◆ **Task details**: Scan the lines and state how many carry "this". Leave out everything but the number.
+++ Stored rows +++
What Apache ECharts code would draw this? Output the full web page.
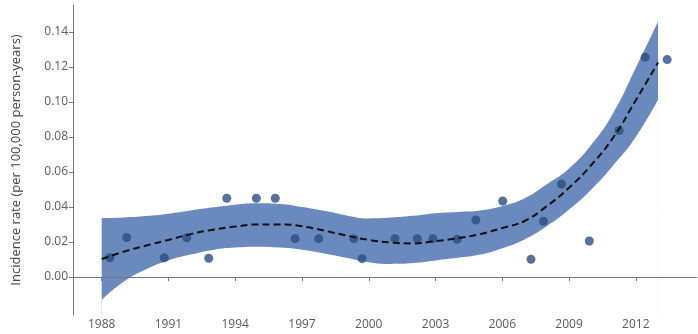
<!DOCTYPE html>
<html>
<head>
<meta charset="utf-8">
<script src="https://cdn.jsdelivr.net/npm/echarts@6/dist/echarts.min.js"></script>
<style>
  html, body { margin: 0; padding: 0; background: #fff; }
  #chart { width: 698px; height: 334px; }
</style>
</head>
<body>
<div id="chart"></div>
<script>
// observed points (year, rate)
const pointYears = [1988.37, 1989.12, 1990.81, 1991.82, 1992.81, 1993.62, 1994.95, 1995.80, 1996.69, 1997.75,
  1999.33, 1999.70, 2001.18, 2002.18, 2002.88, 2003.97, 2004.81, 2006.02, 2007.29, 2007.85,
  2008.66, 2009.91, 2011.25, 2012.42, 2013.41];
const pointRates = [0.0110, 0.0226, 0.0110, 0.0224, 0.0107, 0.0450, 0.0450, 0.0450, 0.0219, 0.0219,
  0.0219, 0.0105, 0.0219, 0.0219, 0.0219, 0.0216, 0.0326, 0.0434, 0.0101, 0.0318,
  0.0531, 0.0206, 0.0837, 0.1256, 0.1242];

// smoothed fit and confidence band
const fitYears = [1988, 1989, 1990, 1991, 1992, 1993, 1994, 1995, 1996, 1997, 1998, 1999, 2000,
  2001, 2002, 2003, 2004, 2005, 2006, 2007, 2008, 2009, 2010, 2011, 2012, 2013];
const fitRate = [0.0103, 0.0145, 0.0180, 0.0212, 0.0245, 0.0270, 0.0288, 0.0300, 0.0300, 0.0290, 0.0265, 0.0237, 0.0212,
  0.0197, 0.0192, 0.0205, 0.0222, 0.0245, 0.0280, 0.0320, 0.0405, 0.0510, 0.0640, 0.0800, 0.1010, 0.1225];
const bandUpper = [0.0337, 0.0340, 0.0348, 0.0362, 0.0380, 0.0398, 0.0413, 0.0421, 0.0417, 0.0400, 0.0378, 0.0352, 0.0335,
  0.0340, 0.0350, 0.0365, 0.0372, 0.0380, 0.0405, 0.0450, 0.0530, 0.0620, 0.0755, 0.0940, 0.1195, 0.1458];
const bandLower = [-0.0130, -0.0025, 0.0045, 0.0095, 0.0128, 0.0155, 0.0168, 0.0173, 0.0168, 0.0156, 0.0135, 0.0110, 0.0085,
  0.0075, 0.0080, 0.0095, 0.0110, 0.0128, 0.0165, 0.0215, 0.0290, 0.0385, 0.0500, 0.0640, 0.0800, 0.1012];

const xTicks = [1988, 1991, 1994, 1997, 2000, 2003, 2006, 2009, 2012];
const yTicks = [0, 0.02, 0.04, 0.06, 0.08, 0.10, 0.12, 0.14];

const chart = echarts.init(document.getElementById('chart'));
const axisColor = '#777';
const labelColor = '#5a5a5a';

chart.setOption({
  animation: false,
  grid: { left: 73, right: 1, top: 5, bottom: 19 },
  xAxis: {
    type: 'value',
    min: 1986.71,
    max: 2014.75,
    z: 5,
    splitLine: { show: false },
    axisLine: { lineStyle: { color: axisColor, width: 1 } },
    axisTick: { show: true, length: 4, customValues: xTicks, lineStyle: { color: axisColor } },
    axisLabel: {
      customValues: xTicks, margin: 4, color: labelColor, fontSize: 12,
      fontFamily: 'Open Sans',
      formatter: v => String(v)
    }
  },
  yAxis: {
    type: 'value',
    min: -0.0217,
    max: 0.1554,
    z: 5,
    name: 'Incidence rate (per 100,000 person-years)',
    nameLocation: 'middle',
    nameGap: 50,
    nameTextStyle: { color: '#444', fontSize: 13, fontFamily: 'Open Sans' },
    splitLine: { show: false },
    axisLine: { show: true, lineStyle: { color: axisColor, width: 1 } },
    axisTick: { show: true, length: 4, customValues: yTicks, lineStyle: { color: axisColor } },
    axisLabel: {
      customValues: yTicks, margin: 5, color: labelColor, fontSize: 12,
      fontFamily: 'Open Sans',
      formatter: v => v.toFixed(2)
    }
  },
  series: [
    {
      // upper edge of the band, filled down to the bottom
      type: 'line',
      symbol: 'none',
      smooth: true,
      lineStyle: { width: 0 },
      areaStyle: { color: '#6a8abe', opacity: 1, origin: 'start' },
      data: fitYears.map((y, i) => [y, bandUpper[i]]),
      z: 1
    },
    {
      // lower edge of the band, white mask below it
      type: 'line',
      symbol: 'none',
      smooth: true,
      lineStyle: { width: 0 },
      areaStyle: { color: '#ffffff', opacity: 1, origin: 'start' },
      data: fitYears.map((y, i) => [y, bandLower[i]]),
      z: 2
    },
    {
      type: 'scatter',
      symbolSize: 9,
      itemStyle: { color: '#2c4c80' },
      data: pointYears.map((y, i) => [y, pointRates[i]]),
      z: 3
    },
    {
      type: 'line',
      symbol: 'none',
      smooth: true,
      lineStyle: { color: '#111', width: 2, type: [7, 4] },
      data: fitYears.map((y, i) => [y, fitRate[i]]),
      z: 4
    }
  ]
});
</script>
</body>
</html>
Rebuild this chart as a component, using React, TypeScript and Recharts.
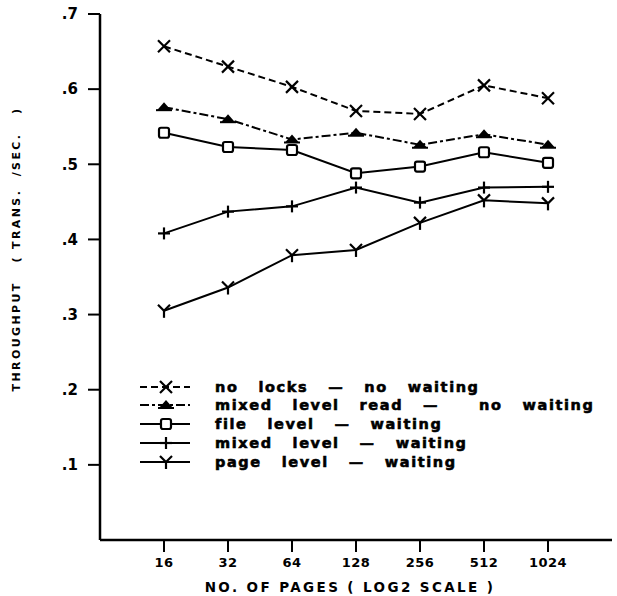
+++
◆ **Complete answer**: 2